Wednesday, February 14, 2007

The Month that just flew by....

Well, Happy Valentines' Day to everyone (although, I do recommend you spend a few days with Freestyle creation My Black Valentine).

This last month pretty much flew by me. I don't know about the rest of you, but the pace of business feels pretty brisk. Certainly a good thing, as we get flooded with RFPs and new projects. Things are definitely cruising along here.

But this hasn't been a very good blog month. So, now that a few things have cleared my desk, it seems like a good opportunity to catch up and clean out the notebooks of a few things that have been defining the worlds of technology and advertising.

The Kiss that Killed the Super Bowl Ad Frenzy
Well, that may be a bit of hyperbole, but...c'mon. The Snickers Kiss ad was terrible. The version on YouTube, placed by a consumer has the following tags: "Snickers Mars Homophobic". But more than that, this is an so clearly crafted just to generate a reaction. Not to generate awareness or sales, but just startle people into noticing it. That's no strategy. They pretty much undid the good vibes they created with their outdoor "Hungerectomy" campaign, which was brilliant.

The fact that they assumed people would flock to a site devoted to the ad is even more evidence that this was a strategy gone awry. Send people to the store to buy things. Not to your own playground to prattle on.

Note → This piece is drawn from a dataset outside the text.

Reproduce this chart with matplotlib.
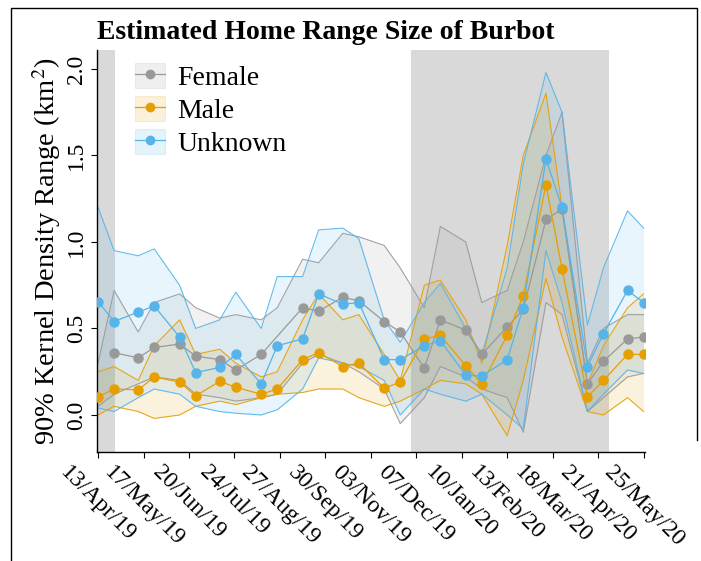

Speaking of YouTube: The Hammer Falls
Viacom comes down hard on Google and I have to say I have some mixed feelings. I recognize that this is a big company attempting to throttle what feels like a natural impulse, but...c'mon: Viacom owns content. They paid good money to create The Colbert Report and should have the right to govern the way it is used. Clearly, technology has made it simple to take video from the television and put re-distribute it. It's also dead-simple to slap your own logo on top of it and get a little action from your work. But it seems pretty clearly illegal, from my view point. Ease-of-use does not connote a change of rules. If your bank decided to place all your money in a big pile in the parking lot, rather than in the vault, it would still be wrong from someone to take it.

HOWEVER: it is also clear that big media is breaking a butterfly on a wheel. They send out blanket notices to everyone who they think may potentially be breaking the rules. This, they appear to be doing without a lot of consideration or thought. So, a whole lot of dolphins are getting caught in the tuna net: people who really haven't done anything wrong, as well as people who actually may be creating some new, clever, innovative value for the brands.

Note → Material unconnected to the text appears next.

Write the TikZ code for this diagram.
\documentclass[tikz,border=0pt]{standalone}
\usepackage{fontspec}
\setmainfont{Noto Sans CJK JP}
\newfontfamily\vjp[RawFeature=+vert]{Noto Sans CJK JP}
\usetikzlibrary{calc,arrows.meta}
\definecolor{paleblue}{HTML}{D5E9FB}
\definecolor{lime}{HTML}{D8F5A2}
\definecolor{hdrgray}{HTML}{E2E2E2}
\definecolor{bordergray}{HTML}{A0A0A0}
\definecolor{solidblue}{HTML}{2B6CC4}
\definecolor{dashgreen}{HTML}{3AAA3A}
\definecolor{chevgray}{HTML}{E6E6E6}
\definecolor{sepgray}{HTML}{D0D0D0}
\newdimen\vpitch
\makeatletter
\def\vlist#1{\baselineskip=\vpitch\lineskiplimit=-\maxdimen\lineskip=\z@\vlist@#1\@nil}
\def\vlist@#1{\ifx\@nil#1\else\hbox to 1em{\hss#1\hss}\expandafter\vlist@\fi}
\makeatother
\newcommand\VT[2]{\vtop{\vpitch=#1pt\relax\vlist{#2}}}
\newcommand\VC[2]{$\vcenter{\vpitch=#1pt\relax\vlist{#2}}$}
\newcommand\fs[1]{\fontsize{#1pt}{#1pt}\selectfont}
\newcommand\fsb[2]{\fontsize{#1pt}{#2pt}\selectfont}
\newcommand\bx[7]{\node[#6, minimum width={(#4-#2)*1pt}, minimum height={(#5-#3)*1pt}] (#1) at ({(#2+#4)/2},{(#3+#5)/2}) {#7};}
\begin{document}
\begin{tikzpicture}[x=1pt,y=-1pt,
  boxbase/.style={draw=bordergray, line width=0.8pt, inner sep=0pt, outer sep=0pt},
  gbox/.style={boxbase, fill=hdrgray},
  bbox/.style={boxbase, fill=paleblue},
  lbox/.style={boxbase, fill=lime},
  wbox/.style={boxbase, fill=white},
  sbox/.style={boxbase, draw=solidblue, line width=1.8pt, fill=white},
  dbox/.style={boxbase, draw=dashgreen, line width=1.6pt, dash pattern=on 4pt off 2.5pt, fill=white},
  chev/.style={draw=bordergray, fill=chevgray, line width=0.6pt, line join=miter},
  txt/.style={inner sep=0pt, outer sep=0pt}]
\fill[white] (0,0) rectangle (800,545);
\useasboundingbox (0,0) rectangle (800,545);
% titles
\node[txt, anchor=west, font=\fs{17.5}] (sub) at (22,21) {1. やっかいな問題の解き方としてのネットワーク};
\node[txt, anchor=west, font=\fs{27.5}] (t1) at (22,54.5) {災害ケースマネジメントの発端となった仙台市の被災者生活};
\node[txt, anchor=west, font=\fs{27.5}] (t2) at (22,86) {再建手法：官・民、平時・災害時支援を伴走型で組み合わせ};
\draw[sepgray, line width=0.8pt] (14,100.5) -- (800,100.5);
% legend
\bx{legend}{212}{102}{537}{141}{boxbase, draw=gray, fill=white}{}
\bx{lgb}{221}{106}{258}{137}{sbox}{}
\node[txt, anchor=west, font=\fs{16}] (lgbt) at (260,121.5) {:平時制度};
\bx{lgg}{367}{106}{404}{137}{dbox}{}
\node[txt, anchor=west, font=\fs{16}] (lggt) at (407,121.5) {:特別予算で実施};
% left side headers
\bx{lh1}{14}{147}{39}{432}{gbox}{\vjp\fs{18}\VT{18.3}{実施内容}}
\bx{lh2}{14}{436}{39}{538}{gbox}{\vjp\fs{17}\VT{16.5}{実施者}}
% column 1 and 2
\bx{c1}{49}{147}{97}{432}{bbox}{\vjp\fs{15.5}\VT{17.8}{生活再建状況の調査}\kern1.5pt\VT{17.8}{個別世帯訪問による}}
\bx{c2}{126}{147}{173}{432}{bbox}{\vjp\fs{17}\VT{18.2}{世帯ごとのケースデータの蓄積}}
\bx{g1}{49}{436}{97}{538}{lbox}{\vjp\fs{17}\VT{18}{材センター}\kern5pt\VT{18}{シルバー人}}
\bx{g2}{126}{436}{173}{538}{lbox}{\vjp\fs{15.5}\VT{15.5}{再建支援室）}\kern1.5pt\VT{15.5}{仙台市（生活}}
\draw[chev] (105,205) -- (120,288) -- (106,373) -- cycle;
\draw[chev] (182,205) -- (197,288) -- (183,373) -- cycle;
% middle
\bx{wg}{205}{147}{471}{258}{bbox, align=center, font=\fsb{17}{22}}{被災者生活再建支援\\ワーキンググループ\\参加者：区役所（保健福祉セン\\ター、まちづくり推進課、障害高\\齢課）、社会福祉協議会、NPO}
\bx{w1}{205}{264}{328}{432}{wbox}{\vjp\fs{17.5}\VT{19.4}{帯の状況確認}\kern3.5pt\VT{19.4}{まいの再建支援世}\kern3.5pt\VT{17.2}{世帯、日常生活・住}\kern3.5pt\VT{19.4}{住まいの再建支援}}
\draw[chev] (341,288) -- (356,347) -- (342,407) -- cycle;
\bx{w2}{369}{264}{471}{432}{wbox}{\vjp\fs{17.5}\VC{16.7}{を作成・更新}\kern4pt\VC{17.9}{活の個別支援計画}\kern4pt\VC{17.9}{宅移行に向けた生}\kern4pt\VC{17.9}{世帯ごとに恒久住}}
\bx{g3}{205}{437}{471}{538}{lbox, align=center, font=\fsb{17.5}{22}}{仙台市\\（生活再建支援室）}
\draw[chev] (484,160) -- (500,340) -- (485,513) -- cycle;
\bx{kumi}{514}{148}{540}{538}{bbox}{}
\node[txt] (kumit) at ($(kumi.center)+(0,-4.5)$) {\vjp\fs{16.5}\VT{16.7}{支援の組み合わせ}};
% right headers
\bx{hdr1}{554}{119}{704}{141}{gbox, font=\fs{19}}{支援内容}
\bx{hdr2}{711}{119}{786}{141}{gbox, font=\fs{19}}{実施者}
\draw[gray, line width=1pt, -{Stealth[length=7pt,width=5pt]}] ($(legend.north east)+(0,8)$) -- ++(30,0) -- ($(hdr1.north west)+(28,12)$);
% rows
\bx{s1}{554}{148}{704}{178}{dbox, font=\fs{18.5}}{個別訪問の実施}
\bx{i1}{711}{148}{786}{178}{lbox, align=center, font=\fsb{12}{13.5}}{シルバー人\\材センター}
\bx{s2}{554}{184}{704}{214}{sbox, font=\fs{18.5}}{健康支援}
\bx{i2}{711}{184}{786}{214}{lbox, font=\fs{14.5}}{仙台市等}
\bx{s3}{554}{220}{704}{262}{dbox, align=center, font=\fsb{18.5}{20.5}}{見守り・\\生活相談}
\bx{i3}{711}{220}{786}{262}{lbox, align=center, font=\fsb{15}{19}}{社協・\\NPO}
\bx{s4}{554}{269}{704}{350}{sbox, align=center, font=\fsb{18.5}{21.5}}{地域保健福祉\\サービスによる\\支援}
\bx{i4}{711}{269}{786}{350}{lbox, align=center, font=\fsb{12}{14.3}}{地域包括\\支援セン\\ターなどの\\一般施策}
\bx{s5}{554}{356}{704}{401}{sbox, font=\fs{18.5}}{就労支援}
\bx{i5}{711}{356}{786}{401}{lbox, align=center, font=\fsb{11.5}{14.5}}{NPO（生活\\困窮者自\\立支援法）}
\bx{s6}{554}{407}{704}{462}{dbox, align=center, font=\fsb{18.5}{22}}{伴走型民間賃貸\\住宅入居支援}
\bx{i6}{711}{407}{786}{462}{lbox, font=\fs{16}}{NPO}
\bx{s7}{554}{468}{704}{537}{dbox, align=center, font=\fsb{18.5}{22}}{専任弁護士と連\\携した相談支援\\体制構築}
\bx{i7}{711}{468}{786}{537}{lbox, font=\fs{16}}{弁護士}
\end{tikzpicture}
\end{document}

The head-to-head conflict is a mess. Nothing's going to get done here. The big media companies are the ones who can act monolithically, and should take the initiative. They need to establish a new set of practices....maybe a new department...that is designed around enforcement (yes), but also innovation and partnership.

If I ran a big media company, that's what I'd do: Stop the blanket threats. Create a group comprised of a lawyer, a new-media specialist, a community organizer and a technologist. Have them scan the world for uses of their content and do one of three things: leave it alone; request its removal; find a way to work with and support the artist.
Save This Page

1 Comments:

Anonymous David Berkowitz said...

Gary, while the media companies are going about it in a somewhat different and seemingly haphazard way, the options you list are the ones they're pursuing, even if it's using the carrot and stick at the same time. I don't blame them.

I also think in the end, search engines will play a big role in leveling the playing field and helping media companies connect with their audience online. YouTube's already showing signs of vulnerability, and it has no shortage of competition. If media companies gain major visibility for their own content, consumers may learn to go right to the source.

It's not unprecedented either. Travel aggregators haven't killed the airlines' sites, for example.